In the often-political world of youth orchestras, he retained an insouciance and positive attitude that allowed him to focus on the music education of his students over politics or status. May was well known for a motto, often used as a mantra to help educate his students about dealing with musical changes: "You must…" he would say. "Adjust!" they would respond. As with all of May's musical lessons, these words would apply as much to life as to music.

==Tributes==

Since May's death, many Central Florida concerts and performances have been dedicated to his honor. The Central Florida Youth Orchestra, the Flagler Youth Orchestra, and the Trinity Prep Theater Department all dedicated performances to May. The Orlando Philharmonic Orchestra (OPO) also dedicated the first number of its "Myth and Poetry" program on November 1, 2010 to May; The Phoenix Rising, composed by May's friend and OPO's composer-in-residence Stella Sung, was originally commissioned by May for his youth orchestra. Upon completion of the emotional piece, OPO conductor Christopher Wilkins embraced Maureen May, who plays cello in the orchestra. Additional tributes to May have been planned by the CFYO, the FYO, and the Metropolitan Area Youth Symphony.

May 1st has been designated by the government of Orange County, Florida as Mr. Jonathan May Day. The first celebration was held May 1, 2010 at Trinity Preparatory School in Winter Park, Florida, and events are planned annually in Central Florida to honor and celebrate May's love and lifelong commitment to music education.

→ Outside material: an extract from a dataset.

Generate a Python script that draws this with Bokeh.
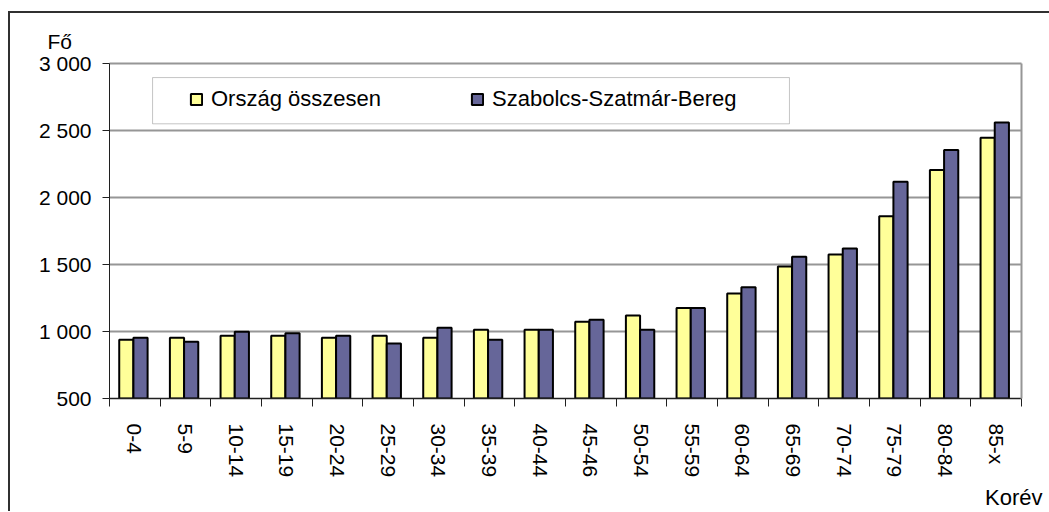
from bokeh.plotting import figure
from bokeh.models import (FactorRange, Range1d, LinearAxis, CategoricalAxis, FixedTicker,
                          Title, BoxAnnotation, ColumnDataSource)
from bokeh.transform import dodge
from bokeh.embed import file_html
from bokeh.resources import INLINE

categories = ["0-4", "5-9", "10-14", "15-19", "20-24", "25-29", "30-34", "35-39", "40-44",
              "45-46", "50-54", "55-59", "60-64", "65-69", "70-74", "75-79", "80-84", "85-x"]
orszag = [938, 953, 968, 968, 953, 968, 953, 1013, 1013, 1073, 1120, 1175, 1283, 1485, 1575, 1860, 2205, 2445]
szabolcs = [953, 923, 998, 987, 968, 910, 1028, 938, 1013, 1088, 1013, 1175, 1330, 1558, 1620, 2118, 2355, 2560]
series_names = ["Ország összesen", "Szabolcs-Szatmár-Bereg"]
y_ticks = [500, 1000, 1500, 2000, 2500, 3000]
y_tick_labels = ["500", "1 000", "1 500", "2 000", "2 500", "3 000"]
y_title = "Fő"
x_title = "Korév"

FONT = "Liberation Sans"
FS = "21px"
DARK = "#202020"
GRID = "#969696"

p = figure(x_range=FactorRange(factors=categories), y_range=Range1d(500, 3000),
           frame_width=912, frame_height=335,
           min_border_left=99, min_border_top=50, min_border_right=28, min_border_bottom=100,
           x_axis_location=None, y_axis_location="left",
           output_backend="svg", toolbar_location=None)
p.styles = {"border-left": "2px solid #303030", "border-top": "2px solid #303030",
            "margin-top": "11px", "margin-left": "8px"}
p.outline_line_color = None
p.background_fill_color = "white"
p.border_fill_color = "white"
p.xgrid.visible = False
p.ygrid.grid_line_color = GRID
p.ygrid.grid_line_width = 2
p.ygrid.ticker = FixedTicker(ticks=y_ticks)

# y axis
ya = p.yaxis[0]
ya.ticker = FixedTicker(ticks=y_ticks)
ya.major_label_overrides = {t: l for t, l in zip(y_ticks, y_tick_labels)}
ya.major_label_text_font = FONT
ya.major_label_text_font_size = FS
ya.major_label_text_color = "black"
ya.major_tick_out = 7
ya.major_tick_in = 0
ya.minor_tick_out = 0
ya.minor_tick_in = 0
ya.major_label_standoff = 11
ya.axis_line_color = DARK
ya.major_tick_line_color = DARK

# bottom tick axis (boundaries between categories)
bounds = list(range(len(categories) + 1))
tick_axis = LinearAxis(ticker=FixedTicker(ticks=bounds),
                       major_label_overrides={b: "" for b in bounds},
                       major_label_standoff=0,
                       major_tick_out=8, major_tick_in=0, minor_tick_out=0, minor_tick_in=0,
                       axis_line_color=DARK, axis_line_width=1.5, major_tick_line_color=DARK)
p.add_layout(tick_axis, "below")

# bottom label axis
lab_axis = CategoricalAxis(major_tick_out=0, major_tick_in=0, axis_line_color=None,
                           major_tick_line_color=None,
                           major_label_orientation="vertical",
                           major_label_text_font=FONT, major_label_text_font_size=FS,
                           major_label_text_color="black", major_label_standoff=17)
p.add_layout(lab_axis, "below")

# right and top plot-area borders
p.add_layout(LinearAxis(ticker=FixedTicker(ticks=[]),
                        major_tick_out=0, major_tick_in=0, minor_tick_out=0, minor_tick_in=0,
                        major_label_standoff=0,
                        axis_line_color=GRID, axis_line_width=2), "right")
p.add_layout(LinearAxis(ticker=FixedTicker(ticks=[]),
                        major_tick_out=0, major_tick_in=0, minor_tick_out=0, minor_tick_in=0,
                        major_label_standoff=0,
                        axis_line_color=GRID, axis_line_width=2), "above")

# spacer between the plot top and the y title
p.add_layout(Title(text=" ", standoff=0, text_font=FONT, text_font_size="8px",
                   text_font_style="normal"), "above")

# axis titles
p.add_layout(Title(text=y_title, align="left", offset=-62, standoff=0,
                   text_font=FONT, text_font_size=FS, text_font_style="normal",
                   text_color="black"), "above")
p.add_layout(Title(text=x_title, align="right", offset=-21, standoff=4,
                   text_font=FONT, text_font_size="22px", text_font_style="normal",
                   text_color="black"), "below")

# legend frame
box = BoxAnnotation(left=0.85, right=13.42, top=2895, bottom=2550,
                    fill_color="white", fill_alpha=1, line_color="#404040", line_width=1)
p.add_layout(box)

source = ColumnDataSource(dict(cat=categories, orszag=orszag, szabolcs=szabolcs))
p.vbar(x=dodge("cat", -0.168, range=p.x_range), top="orszag", bottom=500, width=0.28,
       source=source, fill_color="#FFFF99", line_color="black", line_width=2,
       legend_label=series_names[0])
p.vbar(x=dodge("cat", 0.112, range=p.x_range), top="szabolcs", bottom=500, width=0.28,
       source=source, fill_color="#666699", line_color="black", line_width=2,
       legend_label=series_names[1])

lg = p.legend[0]
lg.location = (70, 276)
lg.orientation = "horizontal"
lg.border_line_alpha = 0
lg.background_fill_alpha = 0
lg.label_text_font = FONT
lg.label_text_font_size = "22px"
lg.label_text_color = "black"
lg.glyph_width = 14
lg.glyph_height = 14
lg.label_standoff = 8
lg.label_width = 259
lg.spacing = 0
lg.padding = 10
lg.margin = 0

open("out.html", "w").write(file_html(p, INLINE))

On May 14, 2011, the Orlando Philharmonic Orchestra honored May at its concert featuring violinist Joshua Bell with the world premiere performance of a commissioned work by May's brother, Daniel. The piece, Tall and Small, was named to reflect the wide impact May's passion for music had on children and adults alike. The professional OPO musicians were joined onstage by 30–35 student musicians of all skill levels that worked with or were inspired by May. The Make Music-Make History competition continued through April 1, 2011 with live audition recordings conducted by the Metropolitan Area Youth Symphony in March. The sold-out concert began with "The Tall and the Small," a 12-minute piece that the Orlando Sentinel reviewed as "reminiscent of that moment when the sun emerges after a long stretch of rain." The OPO was accompanied by a 36-member youth ensemble that featured two of May's children, as well as his wife, Maureen, who was seated in front of the orchestra and played an emotional cello solo on Jonathan's cello.

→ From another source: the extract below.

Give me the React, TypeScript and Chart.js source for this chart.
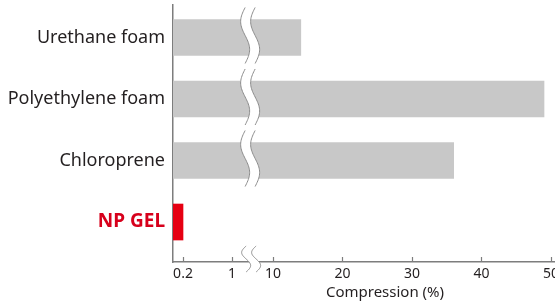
import React, { useEffect, useRef } from "react";
import { Chart, registerables } from "chart.js";

Chart.register(...registerables);

// ---- data ----
const categories = ["Urethane foam", "Polyethylene foam", "Chloroprene", "NP GEL"];
const compression = [14, 49, 36, 0.2];
const tickValues = [0.2, 1, 10, 20, 30, 40, 50];
const tickLabels = ["0.2", "1", "10", "20", "30", "40", "50"];
const axisTitle = "Compression (%)";

// ---- broken-axis mapping (value -> axis units) ----
const MAP_VALUES = [0, 0.2, 1, 10, 50];
const MAP_UNITS = [0, 1.44, 8.49, 14.39, 54.39];
const AXIS_MAX = 54.97;
const BREAK_AT = 11.1;

function toAxis(v: number): number {
  for (let i = 1; i < MAP_VALUES.length; i++) {
    if (v <= MAP_VALUES[i] || i === MAP_VALUES.length - 1) {
      const a = MAP_VALUES[i - 1], b = MAP_VALUES[i];
      const ua = MAP_UNITS[i - 1], ub = MAP_UNITS[i];
      return ua + ((v - a) / (b - a)) * (ub - ua);
    }
  }
  return v;
}

const FONT = "'Noto Sans', 'DejaVu Sans', sans-serif";
const GREY = "#c8c8c8";
const RED = "#e60012";
const AXIS_COLOR = "#7d7d7d";
const TEXT = "#231f20";

function squiggle(ctx: CanvasRenderingContext2D, cx: number, top: number, bottom: number) {
  const N = 40;
  const amp = 4.5;
  const half = 5;
  const left: [number, number][] = [];
  const right: [number, number][] = [];
  for (let i = 0; i <= N; i++) {
    const t = i / N;
    const y = top + t * (bottom - top);
    const off = -amp * Math.sin(2 * Math.PI * t);
    left.push([cx - half + off, y]);
    right.push([cx + half + off, y]);
  }
  ctx.save();
  ctx.beginPath();
  left.forEach(([x, y], i) => (i === 0 ? ctx.moveTo(x, y) : ctx.lineTo(x, y)));
  for (let i = right.length - 1; i >= 0; i--) ctx.lineTo(right[i][0], right[i][1]);
  ctx.closePath();
  ctx.fillStyle = "#ffffff";
  ctx.fill();
  ctx.strokeStyle = "#8c8c8c";
  ctx.lineWidth = 1;
  [left, right].forEach((pts) => {
    ctx.beginPath();
    pts.forEach(([x, y], i) => (i === 0 ? ctx.moveTo(x, y) : ctx.lineTo(x, y)));
    ctx.stroke();
  });
  ctx.restore();
}

const breakPlugin = {
  id: "breakPlugin",
  afterDraw(chart: any) {
    const ctx: CanvasRenderingContext2D = chart.ctx;
    const xs = chart.scales.x;
    const area = chart.chartArea;
    const bx = xs.getPixelForValue(BREAK_AT);

    // inward tick marks
    ctx.save();
    ctx.strokeStyle = AXIS_COLOR;
    ctx.lineWidth = 1.2;
    xs.ticks.forEach((t: any) => {
      const px = Math.round(xs.getPixelForValue(t.value)) + 0.5;
      ctx.beginPath();
      ctx.moveTo(px, area.bottom);
      ctx.lineTo(px, area.bottom - 5);
      ctx.stroke();
    });
    ctx.restore();

    // breaks across long bars
    const meta = chart.getDatasetMeta(0);
    meta.data.forEach((el: any) => {
      if (el.x > bx + 10) {
        const h = el.height;
        squiggle(ctx, bx, el.y - h / 2 - 12, el.y + h / 2 + 8);
      }
    });
    // break on the axis
    squiggle(ctx, bx + 1, area.bottom - 16, area.bottom + 10);

    // axis title
    ctx.save();
    ctx.fillStyle = TEXT;
    ctx.font = `15px ${FONT}`;
    ctx.textAlign = "center";
    ctx.textBaseline = "middle";
    ctx.fillText(axisTitle, area.left + 0.555 * (area.right - area.left), area.bottom + 31);
    ctx.restore();
  },
};

export default function App() {
  const ref = useRef<HTMLCanvasElement | null>(null);

  useEffect(() => {
    document.body.style.margin = "0";
    if (!ref.current) return;
    const chart = new Chart(ref.current, {
      type: "bar",
      data: {
        datasets: [
          {
            data: compression.map((v, i) => ({ x: toAxis(v), y: i })) as any,
            backgroundColor: compression.map((_, i) => (i === categories.length - 1 ? RED : GREY)),
            borderWidth: 0,
            barThickness: 36,
          },
        ],
      },
      options: {
        animation: false,
        responsive: true,
        maintainAspectRatio: false,
        indexAxis: "y",
        layout: { padding: { top: 5, right: 0, left: 0, bottom: 0 } },
        plugins: { legend: { display: false }, tooltip: { enabled: false } },
        scales: {
          x: {
            type: "linear",
            min: 0,
            max: AXIS_MAX,
            offset: false,
            grid: { display: false, drawTicks: false },
            border: { display: true, color: AXIS_COLOR, width: 1.5 },
            afterBuildTicks: (scale: any) => {
              scale.ticks = tickValues.map((v) => ({ value: toAxis(v) }));
            },
            afterFit: (scale: any) => {
              scale.height = 41;
              scale.paddingLeft = 0;
              scale.paddingRight = 0;
            },
            ticks: {
              autoSkip: false,
              maxRotation: 0,
              padding: 4,
              color: TEXT,
              font: { family: FONT, size: 14 },
              callback: (_v: any, i: number) => tickLabels[i],
            },
          },
          y: {
            type: "linear",
            min: -0.528,
            max: 3.65,
            reverse: true,
            offset: false,
            grid: { display: false, drawTicks: false, offset: false },
            border: { display: true, color: AXIS_COLOR, width: 1.5 },
            afterBuildTicks: (scale: any) => {
              scale.ticks = categories.map((_, i) => ({ value: i }));
            },
            afterFit: (scale: any) => {
              scale.width = 173;
              scale.paddingTop = 0;
              scale.paddingBottom = 0;
            },
            ticks: {
              autoSkip: false,
              padding: 8,
              color: (c: any) => (c.index === categories.length - 1 ? "#d7001c" : TEXT),
              font: (c: any) =>
                c.index === categories.length - 1
                  ? { family: FONT, size: 19, weight: "bold" }
                  : { family: FONT, size: 18 },
              callback: (_v: any, i: number) => categories[i],
            },
          },
        },
      },
      plugins: [breakPlugin],
    });
    return () => chart.destroy();
  }, []);

  return (
    <div style={{ width: 555, height: 303, position: "relative" }}>
      <canvas ref={ref} />
    </div>
  );
}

In 2012, tributes to Jonathan May continued to be made throughout Central Florida. The CFYO renamed its annual season finale concert "MAYFEST" to serve as a tribute to its former leader. After honoring May's memory in 2011 with a February 28 performance at the cold-weather shelter at First United Methodist Church in Bunnell, Florida, the Flagler Youth Orchestra honored May's memory in 2012 with a day-long tour of assisted and independent living facilities in Palm Coast on the weekend before Jonathan May Day.

==The Jonathan May Foundation and MAYS==

In 2010, May was named as honorary founder of the Metropolitan Area Youth Symphony (MAYS) in the Orlando area, founded by his wife, Maureen, and longtime friend, colleague, and fellow conductor, Michael Miller of The Geneva School in Winter Park, with his daughter Emily serving as program organizer. The MAYS sets out to continue May's inclusive music educational philosophy, and states about him on the orchestra website: "The MAYS is dedicated to his honor and maintaining the high musical, educational, and ethical ideals that he brought with him to each of his orchestras and students.

The Jonathan May Foundation was formed in 2012 to encourage participation in youth orchestra by providing scholarships and assistance to MAYS and the students in all of its orchestras and programs. The nonprofit foundation sponsors free MAYS concerts throughout the season, as well as the season finale MAYSfest, which features all the students from each MAYS orchestra and program.